21 thoughts on “Turkey Time Part 3: How To Cook It

  1. And to think, we don’t even celebrate Thanksgiving over here!

    I saw that roofing torch in use on some bitumen once. Have often fantasized about using it to speed-torch brulees.

  2. Gentlemen, We can rebuild it. We have the technology. We have the capability to build the world’s first bionic turkey… Better than it was before. Better, stronger, faster.

    But seriously, your family better appreciate at least the effort this year if not the taste.

  3. Dave,
    Chapeau, I must say this is really awe inspiring!
    When I recommended two circulators set at different temperatures, I thought you would never do such a silly and complicated thing. It was meant half as a yoke.
    Little could I know how wrong I was? You are the man! This is far out! Bionic turkey is ingenious.
    I bet in a couple of year everybody will prepare his turkey this way LOL.
    Two comments: fist of all I totally don’t get it with the metal mesh!
    Do you know what a Davy lamp is?
    http://en.wikipedia.org/wiki/Davy_lamp

    This is designed so that a flame cannot go thru the metal mesh and ignite combustible gases outside the mesh.
    The mesh thus is a very efficient flame stopper, so all the semi burned propane will stop burning at the mesh and go thru as some strange mixture of breakdown products (maybe some carboxylic acids or aldehydes or the like.) I doubt that unburned propane (unlike kerosene) will condense on the mesh.
    I think you achieve the opposite of what you hypothesized: more unburned fuel on your chicken. But still it lost the fuel taste.
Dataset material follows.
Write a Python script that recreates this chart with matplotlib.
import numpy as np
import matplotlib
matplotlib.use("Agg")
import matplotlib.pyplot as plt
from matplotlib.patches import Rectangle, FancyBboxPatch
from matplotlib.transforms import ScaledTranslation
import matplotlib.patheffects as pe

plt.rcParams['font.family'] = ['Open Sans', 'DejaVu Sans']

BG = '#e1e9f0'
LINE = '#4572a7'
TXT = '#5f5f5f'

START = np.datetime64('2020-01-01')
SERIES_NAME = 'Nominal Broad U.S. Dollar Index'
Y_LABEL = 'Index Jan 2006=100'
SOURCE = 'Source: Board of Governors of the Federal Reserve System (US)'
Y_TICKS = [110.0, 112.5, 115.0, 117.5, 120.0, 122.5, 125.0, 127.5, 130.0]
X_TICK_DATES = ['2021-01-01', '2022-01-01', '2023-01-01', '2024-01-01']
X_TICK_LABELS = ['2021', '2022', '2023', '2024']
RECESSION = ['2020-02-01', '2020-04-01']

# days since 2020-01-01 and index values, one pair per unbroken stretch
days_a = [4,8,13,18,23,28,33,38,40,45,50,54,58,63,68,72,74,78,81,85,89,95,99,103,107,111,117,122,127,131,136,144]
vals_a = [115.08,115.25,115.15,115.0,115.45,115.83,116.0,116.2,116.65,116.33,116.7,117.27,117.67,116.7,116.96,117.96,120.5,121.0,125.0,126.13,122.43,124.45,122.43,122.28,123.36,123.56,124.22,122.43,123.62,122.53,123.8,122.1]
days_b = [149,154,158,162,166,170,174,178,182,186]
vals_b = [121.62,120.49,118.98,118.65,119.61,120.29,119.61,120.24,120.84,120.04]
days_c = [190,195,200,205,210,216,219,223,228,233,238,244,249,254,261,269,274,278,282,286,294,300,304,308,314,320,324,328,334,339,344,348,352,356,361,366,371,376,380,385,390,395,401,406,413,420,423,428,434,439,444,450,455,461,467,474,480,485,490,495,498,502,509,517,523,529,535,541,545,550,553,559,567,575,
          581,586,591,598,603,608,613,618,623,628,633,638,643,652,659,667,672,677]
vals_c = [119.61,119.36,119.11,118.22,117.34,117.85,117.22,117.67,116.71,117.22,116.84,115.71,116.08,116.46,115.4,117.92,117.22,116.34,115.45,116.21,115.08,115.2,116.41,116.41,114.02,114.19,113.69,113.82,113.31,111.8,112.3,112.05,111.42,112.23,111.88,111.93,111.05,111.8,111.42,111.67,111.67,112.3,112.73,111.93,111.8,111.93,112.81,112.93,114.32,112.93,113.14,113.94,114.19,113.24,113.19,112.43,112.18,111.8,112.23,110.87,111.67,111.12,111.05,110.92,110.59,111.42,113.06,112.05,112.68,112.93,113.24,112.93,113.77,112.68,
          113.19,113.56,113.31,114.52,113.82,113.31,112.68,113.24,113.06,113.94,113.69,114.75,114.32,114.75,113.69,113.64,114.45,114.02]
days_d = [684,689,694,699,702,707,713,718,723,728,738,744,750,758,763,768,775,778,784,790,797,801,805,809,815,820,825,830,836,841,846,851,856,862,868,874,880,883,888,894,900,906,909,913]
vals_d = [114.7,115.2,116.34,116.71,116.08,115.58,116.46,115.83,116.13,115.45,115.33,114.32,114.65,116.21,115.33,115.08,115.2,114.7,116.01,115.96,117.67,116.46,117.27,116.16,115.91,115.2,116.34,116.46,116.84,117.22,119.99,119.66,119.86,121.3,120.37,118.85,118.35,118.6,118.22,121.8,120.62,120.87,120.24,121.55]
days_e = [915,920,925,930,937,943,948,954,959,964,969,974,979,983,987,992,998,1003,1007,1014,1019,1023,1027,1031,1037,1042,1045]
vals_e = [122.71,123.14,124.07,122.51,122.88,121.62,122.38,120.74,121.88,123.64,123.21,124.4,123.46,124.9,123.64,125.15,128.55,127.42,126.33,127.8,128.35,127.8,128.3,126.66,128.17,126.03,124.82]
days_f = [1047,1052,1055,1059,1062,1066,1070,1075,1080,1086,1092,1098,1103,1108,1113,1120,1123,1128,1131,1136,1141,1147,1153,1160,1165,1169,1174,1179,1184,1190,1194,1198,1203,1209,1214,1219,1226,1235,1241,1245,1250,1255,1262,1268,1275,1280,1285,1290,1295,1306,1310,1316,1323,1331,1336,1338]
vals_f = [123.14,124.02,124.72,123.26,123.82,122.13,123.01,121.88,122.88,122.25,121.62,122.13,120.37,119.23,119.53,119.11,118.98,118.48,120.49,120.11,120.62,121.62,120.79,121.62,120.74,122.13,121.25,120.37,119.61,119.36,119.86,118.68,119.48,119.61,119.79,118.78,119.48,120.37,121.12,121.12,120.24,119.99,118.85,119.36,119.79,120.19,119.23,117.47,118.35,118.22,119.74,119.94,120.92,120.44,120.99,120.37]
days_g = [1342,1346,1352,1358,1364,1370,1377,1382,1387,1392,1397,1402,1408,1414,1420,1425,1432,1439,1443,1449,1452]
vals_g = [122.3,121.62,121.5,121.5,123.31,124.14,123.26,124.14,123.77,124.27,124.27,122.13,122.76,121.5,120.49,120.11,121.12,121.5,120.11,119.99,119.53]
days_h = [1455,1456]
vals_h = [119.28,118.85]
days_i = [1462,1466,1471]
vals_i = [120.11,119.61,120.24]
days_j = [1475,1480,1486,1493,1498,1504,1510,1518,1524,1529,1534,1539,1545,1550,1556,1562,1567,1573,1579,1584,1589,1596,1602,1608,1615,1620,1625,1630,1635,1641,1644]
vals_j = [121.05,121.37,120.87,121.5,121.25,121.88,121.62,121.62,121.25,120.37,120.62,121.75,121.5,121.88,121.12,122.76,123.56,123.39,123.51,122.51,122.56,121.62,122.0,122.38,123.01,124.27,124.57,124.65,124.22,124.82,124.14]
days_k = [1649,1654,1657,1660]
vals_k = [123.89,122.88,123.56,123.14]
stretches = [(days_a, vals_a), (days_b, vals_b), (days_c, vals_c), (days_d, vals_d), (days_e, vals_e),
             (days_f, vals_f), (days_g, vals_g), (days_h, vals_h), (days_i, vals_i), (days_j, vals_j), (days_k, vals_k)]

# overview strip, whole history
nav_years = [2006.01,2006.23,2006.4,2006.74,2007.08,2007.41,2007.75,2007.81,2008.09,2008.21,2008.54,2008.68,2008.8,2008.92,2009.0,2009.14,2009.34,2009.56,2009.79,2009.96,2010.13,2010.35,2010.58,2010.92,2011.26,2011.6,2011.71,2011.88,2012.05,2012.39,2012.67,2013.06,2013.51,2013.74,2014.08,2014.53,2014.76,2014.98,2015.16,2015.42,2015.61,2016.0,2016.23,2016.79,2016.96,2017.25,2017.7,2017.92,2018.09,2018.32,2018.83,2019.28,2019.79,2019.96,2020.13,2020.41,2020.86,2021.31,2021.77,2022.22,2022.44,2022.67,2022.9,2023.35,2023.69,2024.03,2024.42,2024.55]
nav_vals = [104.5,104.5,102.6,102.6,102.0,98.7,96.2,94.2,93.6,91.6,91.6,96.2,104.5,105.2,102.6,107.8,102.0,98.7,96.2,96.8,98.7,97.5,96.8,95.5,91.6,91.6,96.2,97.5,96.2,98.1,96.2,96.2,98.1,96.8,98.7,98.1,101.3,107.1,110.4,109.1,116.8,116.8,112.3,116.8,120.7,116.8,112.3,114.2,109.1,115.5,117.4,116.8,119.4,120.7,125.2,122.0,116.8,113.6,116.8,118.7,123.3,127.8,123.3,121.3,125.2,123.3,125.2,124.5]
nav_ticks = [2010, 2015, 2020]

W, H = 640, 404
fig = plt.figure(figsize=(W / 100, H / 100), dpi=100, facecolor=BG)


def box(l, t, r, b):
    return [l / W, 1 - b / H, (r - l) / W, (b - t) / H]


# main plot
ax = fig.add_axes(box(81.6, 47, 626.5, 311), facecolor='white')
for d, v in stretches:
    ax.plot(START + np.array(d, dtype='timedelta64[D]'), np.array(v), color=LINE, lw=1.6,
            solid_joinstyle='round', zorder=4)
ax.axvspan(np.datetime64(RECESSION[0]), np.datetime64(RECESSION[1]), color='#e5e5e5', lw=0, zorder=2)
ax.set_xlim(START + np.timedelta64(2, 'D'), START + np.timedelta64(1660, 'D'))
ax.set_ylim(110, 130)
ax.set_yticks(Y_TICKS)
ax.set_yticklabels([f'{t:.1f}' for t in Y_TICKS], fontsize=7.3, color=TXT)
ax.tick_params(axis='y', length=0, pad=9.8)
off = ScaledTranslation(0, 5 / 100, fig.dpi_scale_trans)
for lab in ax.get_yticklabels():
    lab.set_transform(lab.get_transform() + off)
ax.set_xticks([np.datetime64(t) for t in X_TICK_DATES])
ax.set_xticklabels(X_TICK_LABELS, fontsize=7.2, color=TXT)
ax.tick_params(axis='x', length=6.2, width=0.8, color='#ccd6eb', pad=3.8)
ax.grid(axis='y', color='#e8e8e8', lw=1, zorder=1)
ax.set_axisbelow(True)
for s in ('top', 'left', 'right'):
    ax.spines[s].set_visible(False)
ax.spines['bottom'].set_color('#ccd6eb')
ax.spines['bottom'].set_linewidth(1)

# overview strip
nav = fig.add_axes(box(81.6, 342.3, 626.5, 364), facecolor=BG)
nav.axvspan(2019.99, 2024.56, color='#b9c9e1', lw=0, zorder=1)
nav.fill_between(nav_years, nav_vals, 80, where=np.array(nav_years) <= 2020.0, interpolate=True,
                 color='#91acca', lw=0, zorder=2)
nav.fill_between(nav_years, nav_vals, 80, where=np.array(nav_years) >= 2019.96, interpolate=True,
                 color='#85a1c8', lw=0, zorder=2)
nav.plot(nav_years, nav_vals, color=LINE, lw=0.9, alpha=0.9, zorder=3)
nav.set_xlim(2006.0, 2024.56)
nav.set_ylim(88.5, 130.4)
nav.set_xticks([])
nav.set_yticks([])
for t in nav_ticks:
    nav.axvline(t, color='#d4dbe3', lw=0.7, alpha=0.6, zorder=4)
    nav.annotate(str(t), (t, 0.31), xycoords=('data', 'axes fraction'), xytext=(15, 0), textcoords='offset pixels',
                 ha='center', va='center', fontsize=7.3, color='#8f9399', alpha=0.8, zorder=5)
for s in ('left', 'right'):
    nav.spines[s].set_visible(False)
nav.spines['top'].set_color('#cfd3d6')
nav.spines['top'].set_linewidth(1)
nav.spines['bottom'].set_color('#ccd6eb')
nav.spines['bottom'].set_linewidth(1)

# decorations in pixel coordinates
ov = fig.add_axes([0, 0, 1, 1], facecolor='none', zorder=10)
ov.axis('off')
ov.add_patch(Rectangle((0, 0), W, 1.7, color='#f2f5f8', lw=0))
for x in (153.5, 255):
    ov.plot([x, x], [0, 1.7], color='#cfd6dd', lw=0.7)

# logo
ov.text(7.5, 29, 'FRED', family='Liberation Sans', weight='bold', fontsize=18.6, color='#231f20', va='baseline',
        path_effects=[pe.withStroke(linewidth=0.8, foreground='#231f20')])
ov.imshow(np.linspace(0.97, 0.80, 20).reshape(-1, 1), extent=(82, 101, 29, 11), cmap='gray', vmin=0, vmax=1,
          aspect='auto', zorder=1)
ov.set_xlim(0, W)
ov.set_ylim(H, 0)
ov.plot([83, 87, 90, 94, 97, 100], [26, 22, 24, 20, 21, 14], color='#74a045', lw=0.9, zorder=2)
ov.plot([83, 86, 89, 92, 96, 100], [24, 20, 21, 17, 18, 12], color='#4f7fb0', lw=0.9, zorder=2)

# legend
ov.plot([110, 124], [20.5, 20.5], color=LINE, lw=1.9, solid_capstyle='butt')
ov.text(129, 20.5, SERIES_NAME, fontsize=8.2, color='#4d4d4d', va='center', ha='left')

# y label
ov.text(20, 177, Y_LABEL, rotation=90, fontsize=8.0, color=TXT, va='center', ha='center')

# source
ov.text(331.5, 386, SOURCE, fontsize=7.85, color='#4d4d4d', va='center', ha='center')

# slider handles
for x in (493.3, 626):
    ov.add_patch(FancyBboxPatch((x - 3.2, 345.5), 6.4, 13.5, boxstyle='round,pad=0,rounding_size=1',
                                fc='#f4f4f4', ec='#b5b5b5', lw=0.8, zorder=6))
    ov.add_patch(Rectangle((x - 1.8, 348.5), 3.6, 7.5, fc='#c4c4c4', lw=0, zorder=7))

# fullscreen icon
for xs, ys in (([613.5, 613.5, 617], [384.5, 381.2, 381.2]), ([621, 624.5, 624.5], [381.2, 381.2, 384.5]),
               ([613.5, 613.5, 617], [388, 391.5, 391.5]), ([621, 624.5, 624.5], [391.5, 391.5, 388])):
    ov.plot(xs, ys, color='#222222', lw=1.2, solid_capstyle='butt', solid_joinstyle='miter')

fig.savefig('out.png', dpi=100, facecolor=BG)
So maybe the fuel taste was not from the fuel after all but from the high heat burning fat causing a fuel taste. With the mesh your stream of hot gases is considerably cooler and wont burn the fat. Voila you solved that problem but following a wrong idea, that’s serendipity.
    Now unfortunately the hot gasses aren’t controllable well enough for roasting. Have you ever tried a heat gun (for removing paint) this can give you 650°C hot air, should be enough and better to control.
    The pour over frying is cool but strangely low tec! Have you ever tried a peristaltic pump with a silicone tube pumping 180°C fat? This would give you a nice controllable flow of oil you could direct selectively to any body part you like (of the bird).
    Keep it rocking,
    Schinderhannes

    1. Howdy Schinderhannes,
      Thanks for the kind words. I didn’t know about the Davy lamp. Cool stuff. I have used heat guns quite a bit. In fact, I have a butane soldering iron with a ceramic mesh attachment that allows me to convert it to a heat gun. That was part of my inspiration for the chinois/torch combo. When I get back to the FCI I’ll have to run down the actual mechanism for the elimination of torch taste. There appears to be a second fire on the other side of the mesh. Perhaps if the mesh is above the ignition point of propane it ignites excess propane on the other side? Could it be that this method combusts otherwise unreacted ethyl mercaptan (the odorant added to propane so we can tell if it is leaking)? I would love to get some propane that was ethyl mercaptan free to test.

  4. Since you are really adventerous and love to burn yourself, plus seem to be a boozy person (strictly from a professional perspective).
    I´d recommend as a control some EtOH driven flame. You could by some kind of white fuel coleman stove (or an MSR whisperlite), (needs to be virgin, never seen no kerosene).
    Geer it up to use EtOH instead, (all you really need is the evaorator/super heater tube going thru the flame with the booze prior to combustion.
    Properly rigged up this could either create a very clean flame or kill you.
    I´d say worth the risk 🙂

  5. you crazy crazy man hehehe… loads of work… hope the results are outstanding and worth it…

    by the way, your mechanical fire-breathing dragon photo rocks!

    happy thanksgiving man…

  6. Lol! This is great 😀 Posts like this are why I read this blog!! It’s like a combination of Red Green and Tim Taylor (to quote two 90’s tv shows) mashed together in a cooking lab!

    I have to find a youtube clip of Red Green cooking his Thanksgiving dinner with different parts of his car on the road to visit his family.

  7. Hysterical culinary adventure. I am happy the journey ended with a perfectly done turkey and family that still speak to you. How about a super low-tech version of the original salamander (circular iron that was heated in a fireplace) to crisp your skin. There are even plug in version of this device I have seen used in France. Great ideas and very well documented. Thanks.

  8. Any developments on eliminating torch flavor yet? I am avidly watching this space.

    Some people swear that butane torches taste better than propane but I can’t say I’ve found that.

    1. Howdy Paul,
      Yeah, we’ve done some more work on the problem but not enough to write a post on it. Briefly, both propane and butane are tasteless and odorless but are doped with a crappy smelling compound so you know if it is leaking. I believe the torch taste has to do with incomplete combustion of that added stinky stuff. I can get rid of the taste by putting a piece of nichrome wire mesh in front of the torch. I can also use a different type of propane torch that doesn’t have such a fast flame and it too doesn’t have the torch taste.

  9. Are there any prints from your St. George piece floating around somewhere? That photo is amazing!

    1. Thanks Hanna,
      The only one currently is in the back of Ssam bar. Maybe I’ll print more someday.